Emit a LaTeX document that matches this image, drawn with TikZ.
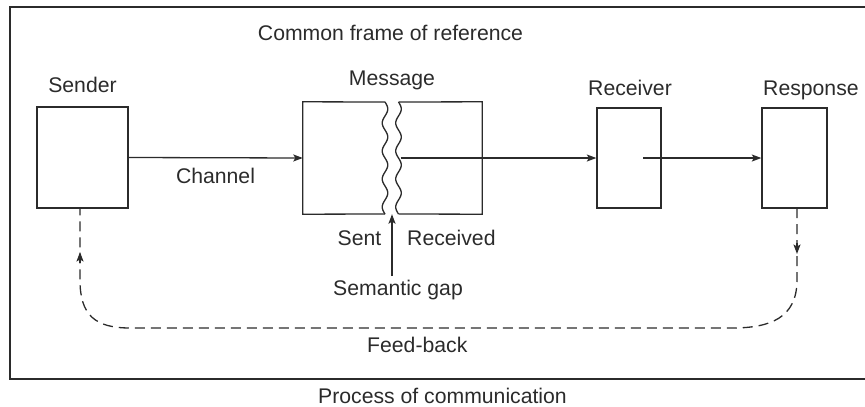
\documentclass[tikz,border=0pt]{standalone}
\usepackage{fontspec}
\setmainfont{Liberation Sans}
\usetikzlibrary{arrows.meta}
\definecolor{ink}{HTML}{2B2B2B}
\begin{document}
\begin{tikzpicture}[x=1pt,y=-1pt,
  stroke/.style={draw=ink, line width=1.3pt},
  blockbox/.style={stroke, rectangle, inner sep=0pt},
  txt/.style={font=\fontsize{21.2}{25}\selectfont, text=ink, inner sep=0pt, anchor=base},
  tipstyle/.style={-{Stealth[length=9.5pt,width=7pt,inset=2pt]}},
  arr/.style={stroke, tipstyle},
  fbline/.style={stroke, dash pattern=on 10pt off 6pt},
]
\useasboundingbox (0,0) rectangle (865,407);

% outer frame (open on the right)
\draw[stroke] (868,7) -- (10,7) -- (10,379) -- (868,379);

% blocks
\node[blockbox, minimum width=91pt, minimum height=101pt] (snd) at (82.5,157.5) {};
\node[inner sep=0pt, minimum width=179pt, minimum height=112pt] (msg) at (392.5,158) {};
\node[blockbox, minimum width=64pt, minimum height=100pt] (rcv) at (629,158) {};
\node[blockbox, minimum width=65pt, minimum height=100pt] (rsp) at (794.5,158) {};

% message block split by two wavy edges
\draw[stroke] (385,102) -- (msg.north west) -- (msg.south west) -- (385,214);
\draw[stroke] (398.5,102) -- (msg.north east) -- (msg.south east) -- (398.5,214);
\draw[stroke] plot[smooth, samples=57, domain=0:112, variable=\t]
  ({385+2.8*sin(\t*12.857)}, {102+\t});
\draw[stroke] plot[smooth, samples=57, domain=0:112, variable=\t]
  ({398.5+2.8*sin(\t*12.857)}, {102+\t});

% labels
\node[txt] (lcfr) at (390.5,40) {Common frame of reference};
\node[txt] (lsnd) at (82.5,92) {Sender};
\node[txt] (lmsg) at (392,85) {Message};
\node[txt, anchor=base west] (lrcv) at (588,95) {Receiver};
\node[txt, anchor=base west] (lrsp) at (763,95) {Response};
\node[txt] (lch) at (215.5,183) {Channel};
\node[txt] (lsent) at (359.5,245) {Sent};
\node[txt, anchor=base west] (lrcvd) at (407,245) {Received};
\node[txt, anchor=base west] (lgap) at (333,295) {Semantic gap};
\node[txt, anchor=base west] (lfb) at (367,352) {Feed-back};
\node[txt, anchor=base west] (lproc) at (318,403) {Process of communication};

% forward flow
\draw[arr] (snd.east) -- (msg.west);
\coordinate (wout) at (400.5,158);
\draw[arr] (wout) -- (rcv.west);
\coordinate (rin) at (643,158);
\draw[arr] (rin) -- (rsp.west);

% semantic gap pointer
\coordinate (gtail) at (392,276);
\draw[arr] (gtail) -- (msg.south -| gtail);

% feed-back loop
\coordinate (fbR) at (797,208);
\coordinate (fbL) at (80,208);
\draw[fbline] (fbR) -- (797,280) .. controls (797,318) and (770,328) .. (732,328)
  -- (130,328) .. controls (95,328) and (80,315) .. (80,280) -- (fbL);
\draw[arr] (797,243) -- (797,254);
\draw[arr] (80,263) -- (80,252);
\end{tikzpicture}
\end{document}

==*==

Return only the lines from the start of the data through the line that contains "anchor=base west] (lproc)", please, copying them exactly and omitting all pictures.

Solution to this problem:
Emit a LaTeX document that matches this image, drawn with TikZ.
\documentclass[tikz,border=0pt]{standalone}
\usepackage{fontspec}
\setmainfont{Liberation Sans}
\usetikzlibrary{arrows.meta}
\definecolor{ink}{HTML}{2B2B2B}
\begin{document}
\begin{tikzpicture}[x=1pt,y=-1pt,
  stroke/.style={draw=ink, line width=1.3pt},
  blockbox/.style={stroke, rectangle, inner sep=0pt},
  txt/.style={font=\fontsize{21.2}{25}\selectfont, text=ink, inner sep=0pt, anchor=base},
  tipstyle/.style={-{Stealth[length=9.5pt,width=7pt,inset=2pt]}},
  arr/.style={stroke, tipstyle},
  fbline/.style={stroke, dash pattern=on 10pt off 6pt},
]
\useasboundingbox (0,0) rectangle (865,407);

% outer frame (open on the right)
\draw[stroke] (868,7) -- (10,7) -- (10,379) -- (868,379);

% blocks
\node[blockbox, minimum width=91pt, minimum height=101pt] (snd) at (82.5,157.5) {};
\node[inner sep=0pt, minimum width=179pt, minimum height=112pt] (msg) at (392.5,158) {};
\node[blockbox, minimum width=64pt, minimum height=100pt] (rcv) at (629,158) {};
\node[blockbox, minimum width=65pt, minimum height=100pt] (rsp) at (794.5,158) {};

% message block split by two wavy edges
\draw[stroke] (385,102) -- (msg.north west) -- (msg.south west) -- (385,214);
\draw[stroke] (398.5,102) -- (msg.north east) -- (msg.south east) -- (398.5,214);
\draw[stroke] plot[smooth, samples=57, domain=0:112, variable=\t]
  ({385+2.8*sin(\t*12.857)}, {102+\t});
\draw[stroke] plot[smooth, samples=57, domain=0:112, variable=\t]
  ({398.5+2.8*sin(\t*12.857)}, {102+\t});

% labels
\node[txt] (lcfr) at (390.5,40) {Common frame of reference};
\node[txt] (lsnd) at (82.5,92) {Sender};
\node[txt] (lmsg) at (392,85) {Message};
\node[txt, anchor=base west] (lrcv) at (588,95) {Receiver};
\node[txt, anchor=base west] (lrsp) at (763,95) {Response};
\node[txt] (lch) at (215.5,183) {Channel};
\node[txt] (lsent) at (359.5,245) {Sent};
\node[txt, anchor=base west] (lrcvd) at (407,245) {Received};
\node[txt, anchor=base west] (lgap) at (333,295) {Semantic gap};
\node[txt, anchor=base west] (lfb) at (367,352) {Feed-back};
\node[txt, anchor=base west] (lproc) at (318,403) {Process of communication};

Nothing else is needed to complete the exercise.